BA: The Guardian on Saturday -a four cups of tea in bed ritual now.

The scurrilous Viz magazine (source of ‘Clown’s Pie’ on ‘Devils’ Onions’) and sometimes Sound on Sound (the chief of hi-tech wank mags), but only when I have money to spend on all the new equipment without which I am all too readily persuaded to believe that my life is worthless.

RV: I was wondering what sorts of poets or poetry you liked. I know you’ve sampled T.S. Eliot in the past, and form-wise you’ve mentioned the influence of Bob Dylan’s multi-verse big songs on Devils’ Onions on your new album, Glory Bumps.
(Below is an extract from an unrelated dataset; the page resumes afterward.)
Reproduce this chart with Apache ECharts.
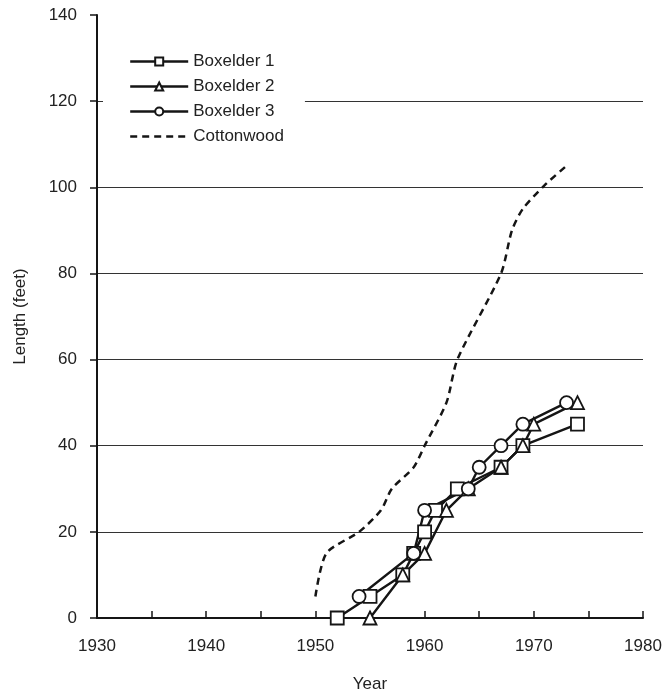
<!DOCTYPE html>
<html>
<head>
    <meta charset="utf-8">
    <script type="text/javascript" src="https://cdn.jsdelivr.net/npm/echarts@6/dist/echarts.min.js"></script>
    <style type="text/css">
        * {
            margin: 0;
            padding: 0;
        }
        #container {
            width: 665px;
            height: 698px;
            background: #fff;
        }
    </style>
</head>
<body>
<div id="container"></div>

<script type="text/javascript">

    //数据: [年份, 长度]
    var boxelder1 = [[1952, 0], [1955, 5], [1958, 10], [1959, 15], [1960, 20], [1961, 25],
                     [1963, 30], [1967, 35], [1969, 40], [1974, 45]];
    var boxelder2 = [[1955, 0], [1958, 10], [1960, 15], [1962, 25], [1964, 30], [1967, 35],
                     [1969, 40], [1970, 45], [1974, 50]];
    var boxelder3 = [[1954, 5], [1959, 15], [1960, 25], [1964, 30], [1965, 35], [1967, 40],
                     [1969, 45], [1973, 50]];
    var cottonwood = [[1950, 5], [1951, 15], [1954, 20], [1956, 25], [1957, 30], [1959, 35],
                      [1960, 40], [1962, 50], [1963, 60], [1967, 80], [1968, 90], [1969, 95],
                      [1971, 100.5], [1973, 105]];
    var seriesNames = ['Boxelder 1', 'Boxelder 2', 'Boxelder 3', 'Cottonwood'];

    var lineColor = '#151515';
    var fontName = 'Liberation Sans';

    //带符号的折线
    function markerLine(name, data, symbol) {
        return {
            name: name,
            type: 'line',
            data: data,
            symbol: symbol,
            symbolSize: 13,
            z: 3,
            itemStyle: {
                color: '#fff',
                borderColor: lineColor,
                borderWidth: 1.8
            },
            lineStyle: {
                color: lineColor,
                width: 2.4
            }
        };
    }

    var dom = document.getElementById('container');
    var myChart = echarts.init(dom);
    var option = {
        animation: false,
        textStyle: { fontFamily: fontName },
        grid: {//网格
            left: 97,
            right: 22,
            top: 15,
            bottom: 80
        },
        legend: {
            orient: 'vertical',
            left: 103,
            top: 45,
            padding: [8, 21, 8, 26],
            backgroundColor: '#fff',
            itemWidth: 58,
            itemHeight: 10,
            itemGap: 8,
            lineStyle: { width: 2.4 },
            data: [
                seriesNames[0],
                seriesNames[1],
                seriesNames[2],
                {//图例中虚线不要圆点
                    name: seriesNames[3],
                    itemStyle: { color: 'rgba(0,0,0,0)', borderColor: 'rgba(0,0,0,0)', opacity: 0 }
                }
            ],
            textStyle: {
                color: '#222',
                fontSize: 17,
                fontFamily: fontName
            }
        },
        xAxis: {
            type: 'value',
            min: 1930,
            max: 1980,
            interval: 5,
            name: 'Year',
            nameLocation: 'middle',
            nameGap: 58,
            nameTextStyle: { color: '#222', fontSize: 17 },
            axisLine: { lineStyle: { color: lineColor, width: 2 } },
            axisTick: { inside: true, length: 7, lineStyle: { color: lineColor, width: 1.5 } },
            axisLabel: {
                margin: 20,
                color: '#222',
                fontSize: 17,
                formatter: function (v) {
                    return v % 10 === 0 ? String(v) : '';
                }
            },
            splitLine: { show: false }
        },
        yAxis: {
            type: 'value',
            min: 0,
            max: 140,
            interval: 20,
            name: 'Length (feet)',
            nameLocation: 'middle',
            nameGap: 68,
            nameTextStyle: { color: '#222', fontSize: 17 },
            axisLine: { show: true, lineStyle: { color: lineColor, width: 2 } },
            axisTick: { show: true, length: 7, lineStyle: { color: lineColor, width: 1.5 } },
            axisLabel: { margin: 20, color: '#222', fontSize: 17 },
            splitLine: {
                show: true,
                showMaxLine: false,
                lineStyle: { color: '#333', width: 1.2 }
            }
        },
        series: [
            markerLine(seriesNames[0], boxelder1, 'rect'),
            markerLine(seriesNames[1], boxelder2, 'triangle'),
            markerLine(seriesNames[2], boxelder3, 'circle'),
            {
                name: seriesNames[3],
                type: 'line',
                data: cottonwood,
                symbol: 'none',
                smooth: 0.25,
                z: 2,
                itemStyle: { color: lineColor },
                lineStyle: {
                    color: lineColor,
                    width: 2.5,
                    type: [7, 5]
                }
            }
        ]
    };
    myChart.setOption(option, true);

</script>
</body>
</html>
BA: Just discovered the difficult poems of Wallace Stevens (I had only read ’16 ways of looking at a Blackbird’ before; turned onto that by Robert Harbison’s book: ’13 ways..’ in which he looks at architecture, poetically and in -er- 13 ways. I then parodied both of these in my -deeply low-grade- ’50 ways of Looking at a Cormorant’ series of cards which accompanied the promotional eggs from the last album). Phew.

Anyway, Wallace Stevens is a trip even when he isn’t counting the ways he looks at things. Something glacial and jewel-like about his work which doesn’t give itself up easily.

James Fenton‘s stuff is great (check out the ‘Ballad of the Shrieking Man’ [yes, I know – but not just ‘cos of that].)

RV: Do you collect colorful phrases that you hear or read, and keep them in a notebook eg. for a flat fee; a pair of very fucked-up bunnies? What are some of the sources for these and other lyrics?

BA: Very much so. I love the beachcombing part of the job. Especially when words are being newly minted to describe a new experience (qv ‘Sprawl’).

A few such items from ‘Glory Bumps’ might include:

‘going on the pavement’ -a description of good old fashioned armed robbery (‘wiv shooters’) by good old fashioned London villains nostalgic for an age before computer crime (‘Ross Kemp on Gangs’ tv doco); ‘Prole Dazzle’: term descriptive of, say, Saturday night tv shows where, amongst glitzy sets and coarsely attractive women, large amounts of money are given away (Guardian TV Guide);

‘renting some exhilaration’ from ‘you can’t buy happiness but you can rent exhilaration’ -an American chum cracking wise; ‘we ride hard, fear the Lord and live for ever’: motto embroidered on to the leathers of a Christian motorbike gang (from a colour supplement -can’t remember which);

‘we unloaded our loads on the rocks in the roads’ paraphrasing: ‘Je jouis dans les pavés.’ (‘I come (ejaculate) into the paving stones”) exuberant graffiti from the Paris riots of ’68 expressing the ecstasy of violent revolution (I think).

RV: If you keep a diary or journal, how long have you been keeping it, and what sorts of things do you note in it?

BA: Since always. I get through a lot of notebooks, but then I’m a bit pervy about stationery so it’s no hardship. I use them to beachcomb, as I said, and to plot ideas and words and, though less often now for some reason, to try and clarify my inner landscape (perhaps it’s now got beyond clarification).